## GIVEN INFORMATION
· · · · · · ·

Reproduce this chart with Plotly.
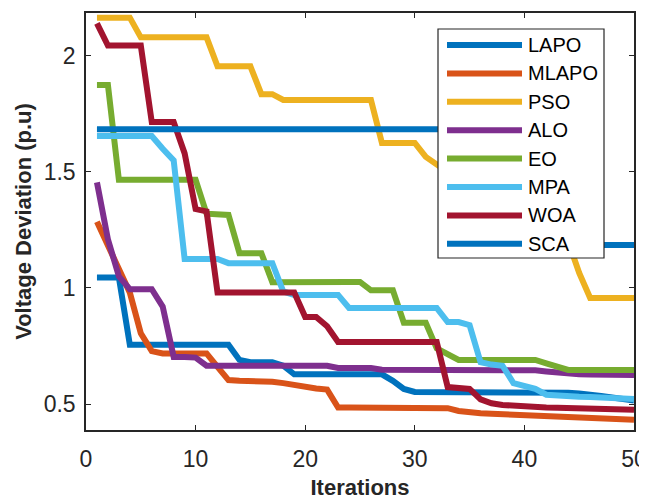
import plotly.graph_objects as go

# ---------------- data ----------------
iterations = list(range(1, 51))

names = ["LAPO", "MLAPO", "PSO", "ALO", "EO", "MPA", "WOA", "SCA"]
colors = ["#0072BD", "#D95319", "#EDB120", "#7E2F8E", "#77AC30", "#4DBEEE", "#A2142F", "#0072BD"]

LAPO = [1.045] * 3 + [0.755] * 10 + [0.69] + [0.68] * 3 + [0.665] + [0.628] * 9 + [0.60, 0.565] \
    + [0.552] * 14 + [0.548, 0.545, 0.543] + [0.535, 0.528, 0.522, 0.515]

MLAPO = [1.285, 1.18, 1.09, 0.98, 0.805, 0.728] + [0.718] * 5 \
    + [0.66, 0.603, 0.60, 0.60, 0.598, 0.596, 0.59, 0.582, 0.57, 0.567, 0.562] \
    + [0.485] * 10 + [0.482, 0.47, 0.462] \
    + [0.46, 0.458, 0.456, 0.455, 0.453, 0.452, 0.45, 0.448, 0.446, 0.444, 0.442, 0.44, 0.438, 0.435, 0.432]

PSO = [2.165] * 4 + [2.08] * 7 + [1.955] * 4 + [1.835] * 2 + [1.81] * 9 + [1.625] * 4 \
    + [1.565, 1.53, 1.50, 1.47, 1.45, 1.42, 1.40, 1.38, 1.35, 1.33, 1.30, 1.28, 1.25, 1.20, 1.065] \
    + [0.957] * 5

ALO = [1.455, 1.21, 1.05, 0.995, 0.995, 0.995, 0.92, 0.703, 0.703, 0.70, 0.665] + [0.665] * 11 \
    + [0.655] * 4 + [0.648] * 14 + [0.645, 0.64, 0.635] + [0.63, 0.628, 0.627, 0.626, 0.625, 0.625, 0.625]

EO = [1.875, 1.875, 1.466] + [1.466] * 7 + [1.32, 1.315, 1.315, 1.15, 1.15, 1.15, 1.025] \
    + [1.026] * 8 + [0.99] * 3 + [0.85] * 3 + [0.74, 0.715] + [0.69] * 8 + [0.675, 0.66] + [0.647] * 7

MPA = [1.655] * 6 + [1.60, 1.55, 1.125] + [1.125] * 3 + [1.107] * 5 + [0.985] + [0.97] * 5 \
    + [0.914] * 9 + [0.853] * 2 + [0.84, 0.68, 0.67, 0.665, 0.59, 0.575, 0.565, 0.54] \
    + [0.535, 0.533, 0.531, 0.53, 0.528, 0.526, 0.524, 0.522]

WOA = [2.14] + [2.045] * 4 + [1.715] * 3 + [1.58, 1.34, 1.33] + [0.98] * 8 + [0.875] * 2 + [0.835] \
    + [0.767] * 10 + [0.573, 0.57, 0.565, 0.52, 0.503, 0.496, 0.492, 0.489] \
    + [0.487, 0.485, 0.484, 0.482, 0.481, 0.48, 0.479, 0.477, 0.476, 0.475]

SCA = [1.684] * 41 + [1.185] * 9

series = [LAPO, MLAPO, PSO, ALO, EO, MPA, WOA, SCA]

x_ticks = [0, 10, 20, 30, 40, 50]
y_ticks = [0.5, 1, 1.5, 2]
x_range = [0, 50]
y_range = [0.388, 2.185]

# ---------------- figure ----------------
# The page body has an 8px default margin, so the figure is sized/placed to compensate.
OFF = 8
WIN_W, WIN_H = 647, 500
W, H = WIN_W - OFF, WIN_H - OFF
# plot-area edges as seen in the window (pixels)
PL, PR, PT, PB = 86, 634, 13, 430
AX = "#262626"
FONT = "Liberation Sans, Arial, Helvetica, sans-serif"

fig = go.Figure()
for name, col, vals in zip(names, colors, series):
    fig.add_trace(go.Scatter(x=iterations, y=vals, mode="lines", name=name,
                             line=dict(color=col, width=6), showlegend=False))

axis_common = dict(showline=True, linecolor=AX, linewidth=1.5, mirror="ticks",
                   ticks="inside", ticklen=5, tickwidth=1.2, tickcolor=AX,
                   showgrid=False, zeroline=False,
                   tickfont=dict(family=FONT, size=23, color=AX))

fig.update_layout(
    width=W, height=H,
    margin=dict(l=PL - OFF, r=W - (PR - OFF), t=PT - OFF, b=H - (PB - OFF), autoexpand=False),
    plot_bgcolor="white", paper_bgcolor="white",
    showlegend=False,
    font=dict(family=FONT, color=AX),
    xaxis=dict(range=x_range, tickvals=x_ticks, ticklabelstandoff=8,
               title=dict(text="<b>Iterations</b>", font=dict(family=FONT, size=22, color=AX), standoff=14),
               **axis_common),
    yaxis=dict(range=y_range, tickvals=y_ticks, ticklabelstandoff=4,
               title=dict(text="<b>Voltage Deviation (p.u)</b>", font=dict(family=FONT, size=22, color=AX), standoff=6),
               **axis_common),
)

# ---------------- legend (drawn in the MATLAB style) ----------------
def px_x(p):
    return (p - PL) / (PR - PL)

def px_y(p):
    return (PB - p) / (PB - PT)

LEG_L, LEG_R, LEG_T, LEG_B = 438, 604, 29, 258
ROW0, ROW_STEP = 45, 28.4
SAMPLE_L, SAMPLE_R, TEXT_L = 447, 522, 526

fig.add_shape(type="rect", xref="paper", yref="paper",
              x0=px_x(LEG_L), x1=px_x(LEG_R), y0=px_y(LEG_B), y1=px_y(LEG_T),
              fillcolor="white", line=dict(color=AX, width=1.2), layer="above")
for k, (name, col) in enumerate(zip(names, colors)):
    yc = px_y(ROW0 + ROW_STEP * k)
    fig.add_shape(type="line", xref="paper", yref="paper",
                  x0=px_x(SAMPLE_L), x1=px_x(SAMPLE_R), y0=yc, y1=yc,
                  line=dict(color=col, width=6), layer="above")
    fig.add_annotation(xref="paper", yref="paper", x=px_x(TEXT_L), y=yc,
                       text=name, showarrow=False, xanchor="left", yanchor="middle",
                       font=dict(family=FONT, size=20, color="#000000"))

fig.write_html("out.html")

· · · · · · ·

Restate exactly, please, only the lines between the start of the data and the line containing "0.625, 0.625, 0.625]", both ends included, skipping the pictures.

Reproduce this chart with Plotly.
import plotly.graph_objects as go

# ---------------- data ----------------
iterations = list(range(1, 51))

names = ["LAPO", "MLAPO", "PSO", "ALO", "EO", "MPA", "WOA", "SCA"]
colors = ["#0072BD", "#D95319", "#EDB120", "#7E2F8E", "#77AC30", "#4DBEEE", "#A2142F", "#0072BD"]

LAPO = [1.045] * 3 + [0.755] * 10 + [0.69] + [0.68] * 3 + [0.665] + [0.628] * 9 + [0.60, 0.565] \
    + [0.552] * 14 + [0.548, 0.545, 0.543] + [0.535, 0.528, 0.522, 0.515]

MLAPO = [1.285, 1.18, 1.09, 0.98, 0.805, 0.728] + [0.718] * 5 \
    + [0.66, 0.603, 0.60, 0.60, 0.598, 0.596, 0.59, 0.582, 0.57, 0.567, 0.562] \
    + [0.485] * 10 + [0.482, 0.47, 0.462] \
    + [0.46, 0.458, 0.456, 0.455, 0.453, 0.452, 0.45, 0.448, 0.446, 0.444, 0.442, 0.44, 0.438, 0.435, 0.432]

PSO = [2.165] * 4 + [2.08] * 7 + [1.955] * 4 + [1.835] * 2 + [1.81] * 9 + [1.625] * 4 \
    + [1.565, 1.53, 1.50, 1.47, 1.45, 1.42, 1.40, 1.38, 1.35, 1.33, 1.30, 1.28, 1.25, 1.20, 1.065] \
    + [0.957] * 5

ALO = [1.455, 1.21, 1.05, 0.995, 0.995, 0.995, 0.92, 0.703, 0.703, 0.70, 0.665] + [0.665] * 11 \
    + [0.655] * 4 + [0.648] * 14 + [0.645, 0.64, 0.635] + [0.63, 0.628, 0.627, 0.626, 0.625, 0.625, 0.625]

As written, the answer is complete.